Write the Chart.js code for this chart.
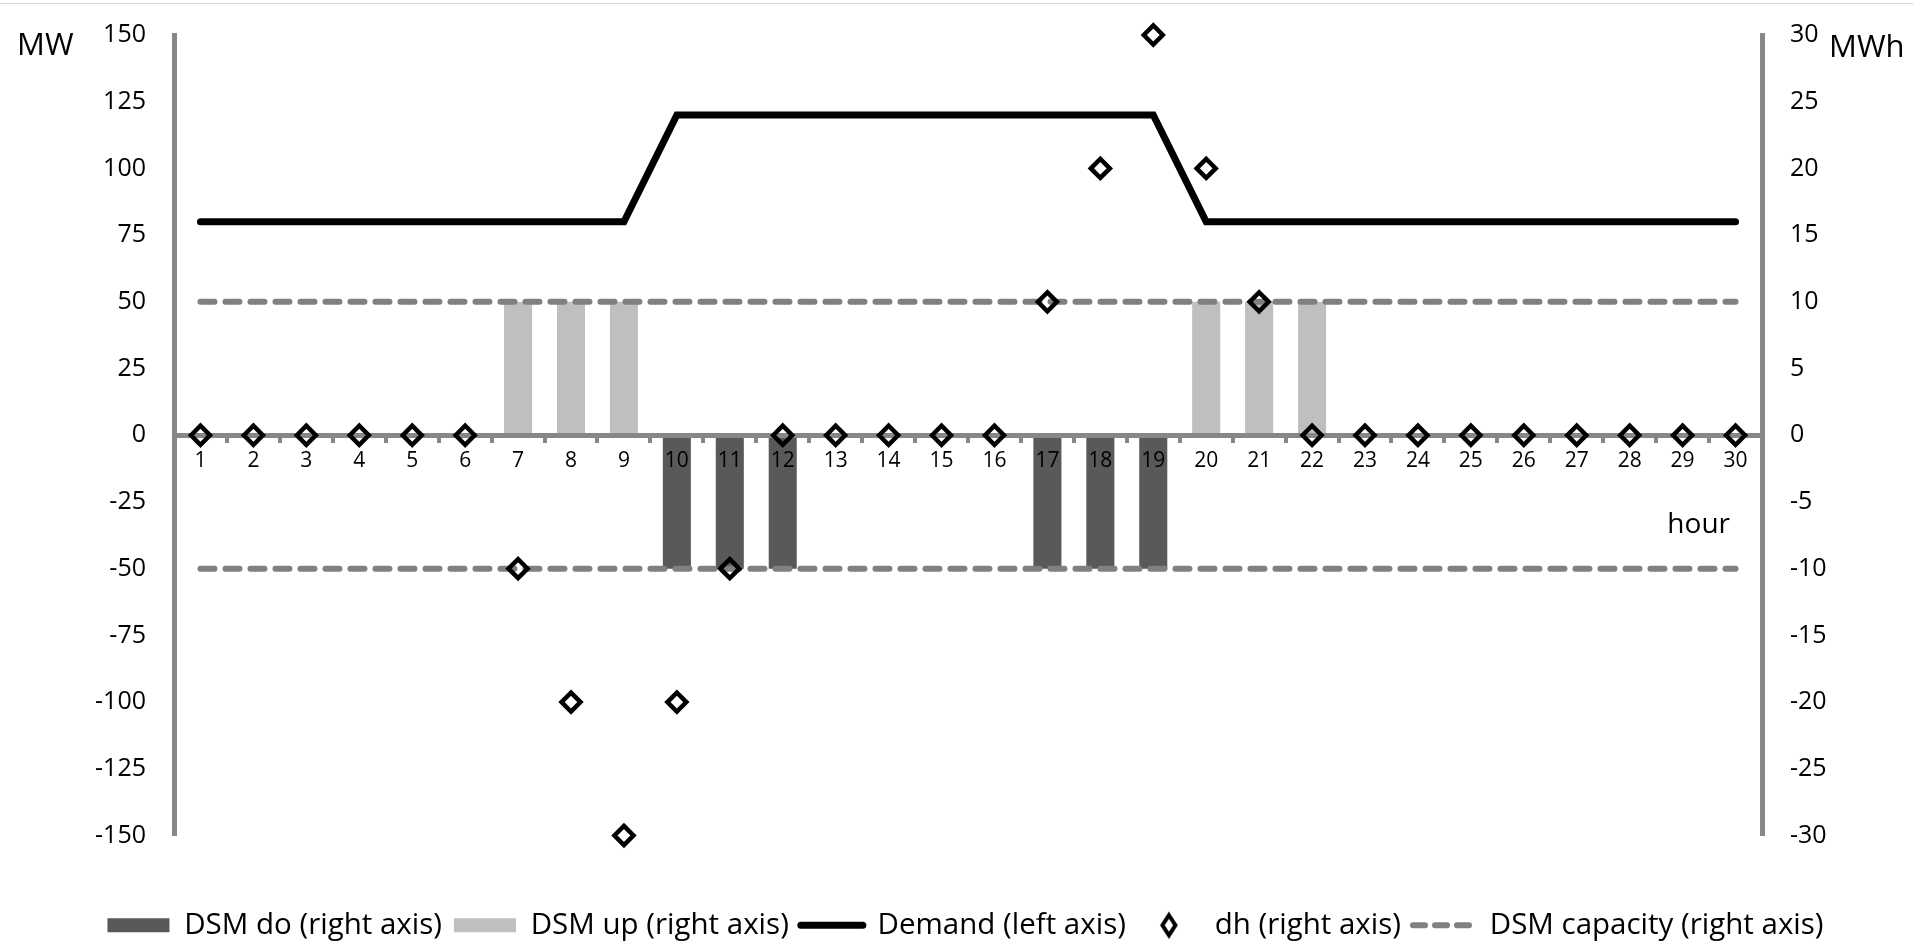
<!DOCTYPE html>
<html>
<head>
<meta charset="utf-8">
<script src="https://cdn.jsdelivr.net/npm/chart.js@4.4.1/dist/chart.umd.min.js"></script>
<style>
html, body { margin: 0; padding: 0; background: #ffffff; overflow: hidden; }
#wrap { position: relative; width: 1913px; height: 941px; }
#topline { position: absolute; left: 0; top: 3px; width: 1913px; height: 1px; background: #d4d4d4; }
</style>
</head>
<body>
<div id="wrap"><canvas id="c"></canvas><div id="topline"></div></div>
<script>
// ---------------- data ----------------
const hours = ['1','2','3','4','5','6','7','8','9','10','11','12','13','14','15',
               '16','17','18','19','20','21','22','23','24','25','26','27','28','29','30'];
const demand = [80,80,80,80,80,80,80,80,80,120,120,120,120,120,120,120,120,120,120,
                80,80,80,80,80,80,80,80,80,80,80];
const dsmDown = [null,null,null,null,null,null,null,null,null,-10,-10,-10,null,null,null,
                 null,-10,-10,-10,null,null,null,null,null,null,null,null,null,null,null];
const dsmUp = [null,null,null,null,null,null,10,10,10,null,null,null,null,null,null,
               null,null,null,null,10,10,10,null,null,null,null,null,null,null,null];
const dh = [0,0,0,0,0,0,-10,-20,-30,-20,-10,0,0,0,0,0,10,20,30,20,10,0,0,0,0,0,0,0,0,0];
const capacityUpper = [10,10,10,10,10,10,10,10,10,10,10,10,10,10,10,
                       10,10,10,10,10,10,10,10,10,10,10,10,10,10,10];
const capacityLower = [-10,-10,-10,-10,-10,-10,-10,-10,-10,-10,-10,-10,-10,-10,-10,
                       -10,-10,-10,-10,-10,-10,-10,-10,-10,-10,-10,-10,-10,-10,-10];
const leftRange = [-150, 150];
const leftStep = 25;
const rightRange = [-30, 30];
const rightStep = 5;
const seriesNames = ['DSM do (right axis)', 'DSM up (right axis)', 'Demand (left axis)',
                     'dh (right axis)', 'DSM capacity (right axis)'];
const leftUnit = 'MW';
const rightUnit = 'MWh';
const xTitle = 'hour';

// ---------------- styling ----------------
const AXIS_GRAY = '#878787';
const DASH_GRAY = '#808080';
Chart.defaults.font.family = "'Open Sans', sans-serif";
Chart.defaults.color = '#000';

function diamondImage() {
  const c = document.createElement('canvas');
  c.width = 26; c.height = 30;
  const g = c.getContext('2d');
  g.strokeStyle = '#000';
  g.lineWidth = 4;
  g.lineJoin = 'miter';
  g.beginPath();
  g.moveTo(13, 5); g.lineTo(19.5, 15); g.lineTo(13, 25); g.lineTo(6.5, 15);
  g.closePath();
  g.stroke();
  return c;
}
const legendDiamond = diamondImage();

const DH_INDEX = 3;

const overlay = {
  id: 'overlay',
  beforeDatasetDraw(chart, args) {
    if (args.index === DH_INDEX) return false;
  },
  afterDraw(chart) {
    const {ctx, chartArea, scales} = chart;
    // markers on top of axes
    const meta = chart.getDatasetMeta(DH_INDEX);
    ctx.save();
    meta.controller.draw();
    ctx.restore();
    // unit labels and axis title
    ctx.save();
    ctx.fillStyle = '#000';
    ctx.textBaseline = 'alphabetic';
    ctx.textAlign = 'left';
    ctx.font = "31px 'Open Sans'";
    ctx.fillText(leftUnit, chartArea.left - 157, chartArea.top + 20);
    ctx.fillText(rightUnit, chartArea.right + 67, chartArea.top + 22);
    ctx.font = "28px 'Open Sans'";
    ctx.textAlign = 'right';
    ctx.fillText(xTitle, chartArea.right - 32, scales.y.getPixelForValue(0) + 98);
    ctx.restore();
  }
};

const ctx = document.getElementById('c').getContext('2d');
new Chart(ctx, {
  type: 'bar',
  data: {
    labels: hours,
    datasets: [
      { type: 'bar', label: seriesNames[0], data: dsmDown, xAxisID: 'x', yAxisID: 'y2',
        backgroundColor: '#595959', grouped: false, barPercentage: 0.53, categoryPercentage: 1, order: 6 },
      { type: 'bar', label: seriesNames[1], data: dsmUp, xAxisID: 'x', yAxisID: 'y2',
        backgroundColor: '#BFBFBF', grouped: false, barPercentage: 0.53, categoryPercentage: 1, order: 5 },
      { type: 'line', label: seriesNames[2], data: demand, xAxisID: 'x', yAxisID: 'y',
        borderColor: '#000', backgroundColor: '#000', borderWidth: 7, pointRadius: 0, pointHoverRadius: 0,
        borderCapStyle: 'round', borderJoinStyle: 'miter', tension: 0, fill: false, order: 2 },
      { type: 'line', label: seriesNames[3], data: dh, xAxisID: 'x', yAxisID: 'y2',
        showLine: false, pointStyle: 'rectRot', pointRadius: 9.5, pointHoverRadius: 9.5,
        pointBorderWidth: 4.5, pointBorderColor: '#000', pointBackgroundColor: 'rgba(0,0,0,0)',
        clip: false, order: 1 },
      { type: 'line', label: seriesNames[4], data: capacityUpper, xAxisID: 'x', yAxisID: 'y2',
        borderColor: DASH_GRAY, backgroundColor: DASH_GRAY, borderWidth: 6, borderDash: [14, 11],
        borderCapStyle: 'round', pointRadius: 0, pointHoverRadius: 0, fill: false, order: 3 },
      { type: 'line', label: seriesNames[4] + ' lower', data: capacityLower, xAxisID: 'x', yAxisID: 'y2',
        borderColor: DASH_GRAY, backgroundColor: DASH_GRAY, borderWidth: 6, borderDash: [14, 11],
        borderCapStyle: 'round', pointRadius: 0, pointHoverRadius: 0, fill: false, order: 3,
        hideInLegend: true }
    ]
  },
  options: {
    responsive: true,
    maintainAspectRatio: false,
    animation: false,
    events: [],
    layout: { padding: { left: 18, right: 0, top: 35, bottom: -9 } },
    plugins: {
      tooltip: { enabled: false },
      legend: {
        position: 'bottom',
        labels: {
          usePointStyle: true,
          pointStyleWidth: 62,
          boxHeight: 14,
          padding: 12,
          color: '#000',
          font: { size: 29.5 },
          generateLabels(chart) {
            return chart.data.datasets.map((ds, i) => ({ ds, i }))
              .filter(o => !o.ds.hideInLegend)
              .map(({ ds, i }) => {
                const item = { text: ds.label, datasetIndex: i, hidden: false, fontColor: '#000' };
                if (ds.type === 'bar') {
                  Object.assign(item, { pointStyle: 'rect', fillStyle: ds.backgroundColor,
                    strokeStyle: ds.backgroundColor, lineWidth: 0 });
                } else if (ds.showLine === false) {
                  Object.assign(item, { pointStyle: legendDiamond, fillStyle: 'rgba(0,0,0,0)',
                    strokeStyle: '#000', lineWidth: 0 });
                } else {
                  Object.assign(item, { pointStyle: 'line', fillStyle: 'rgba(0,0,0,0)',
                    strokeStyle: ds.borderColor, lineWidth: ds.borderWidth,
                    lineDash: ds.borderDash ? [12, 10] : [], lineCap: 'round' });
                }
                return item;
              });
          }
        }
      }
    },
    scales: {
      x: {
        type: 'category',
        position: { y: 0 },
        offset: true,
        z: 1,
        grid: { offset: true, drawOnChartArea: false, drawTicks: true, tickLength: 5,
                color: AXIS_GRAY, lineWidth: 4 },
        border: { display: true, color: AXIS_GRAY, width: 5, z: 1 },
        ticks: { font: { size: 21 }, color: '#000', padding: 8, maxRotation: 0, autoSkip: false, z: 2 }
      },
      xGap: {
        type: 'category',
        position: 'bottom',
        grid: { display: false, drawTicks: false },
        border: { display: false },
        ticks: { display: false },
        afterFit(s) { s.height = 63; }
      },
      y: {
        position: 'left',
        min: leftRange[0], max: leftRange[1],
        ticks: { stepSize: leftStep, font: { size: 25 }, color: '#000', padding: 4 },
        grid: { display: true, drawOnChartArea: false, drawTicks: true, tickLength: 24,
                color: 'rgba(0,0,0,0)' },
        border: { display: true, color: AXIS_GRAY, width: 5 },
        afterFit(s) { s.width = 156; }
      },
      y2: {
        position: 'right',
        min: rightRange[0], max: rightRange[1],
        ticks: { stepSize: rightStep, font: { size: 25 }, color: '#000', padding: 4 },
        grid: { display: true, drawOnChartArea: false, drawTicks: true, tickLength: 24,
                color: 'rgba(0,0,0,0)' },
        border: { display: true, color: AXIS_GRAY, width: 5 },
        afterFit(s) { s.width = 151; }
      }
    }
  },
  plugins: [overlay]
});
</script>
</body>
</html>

[Request]: Leave the pictures out and reproduce exactly the lines from the top of the listing above through the line with "const xTitle = 'hour';".

[Written answer]:
Write the Chart.js code for this chart.
<!DOCTYPE html>
<html>
<head>
<meta charset="utf-8">
<script src="https://cdn.jsdelivr.net/npm/chart.js@4.4.1/dist/chart.umd.min.js"></script>
<style>
html, body { margin: 0; padding: 0; background: #ffffff; overflow: hidden; }
#wrap { position: relative; width: 1913px; height: 941px; }
#topline { position: absolute; left: 0; top: 3px; width: 1913px; height: 1px; background: #d4d4d4; }
</style>
</head>
<body>
<div id="wrap"><canvas id="c"></canvas><div id="topline"></div></div>
<script>
// ---------------- data ----------------
const hours = ['1','2','3','4','5','6','7','8','9','10','11','12','13','14','15',
               '16','17','18','19','20','21','22','23','24','25','26','27','28','29','30'];
const demand = [80,80,80,80,80,80,80,80,80,120,120,120,120,120,120,120,120,120,120,
                80,80,80,80,80,80,80,80,80,80,80];
const dsmDown = [null,null,null,null,null,null,null,null,null,-10,-10,-10,null,null,null,
                 null,-10,-10,-10,null,null,null,null,null,null,null,null,null,null,null];
const dsmUp = [null,null,null,null,null,null,10,10,10,null,null,null,null,null,null,
               null,null,null,null,10,10,10,null,null,null,null,null,null,null,null];
const dh = [0,0,0,0,0,0,-10,-20,-30,-20,-10,0,0,0,0,0,10,20,30,20,10,0,0,0,0,0,0,0,0,0];
const capacityUpper = [10,10,10,10,10,10,10,10,10,10,10,10,10,10,10,
                       10,10,10,10,10,10,10,10,10,10,10,10,10,10,10];
const capacityLower = [-10,-10,-10,-10,-10,-10,-10,-10,-10,-10,-10,-10,-10,-10,-10,
                       -10,-10,-10,-10,-10,-10,-10,-10,-10,-10,-10,-10,-10,-10,-10];
const leftRange = [-150, 150];
const leftStep = 25;
const rightRange = [-30, 30];
const rightStep = 5;
const seriesNames = ['DSM do (right axis)', 'DSM up (right axis)', 'Demand (left axis)',
                     'dh (right axis)', 'DSM capacity (right axis)'];
const leftUnit = 'MW';
const rightUnit = 'MWh';
const xTitle = 'hour';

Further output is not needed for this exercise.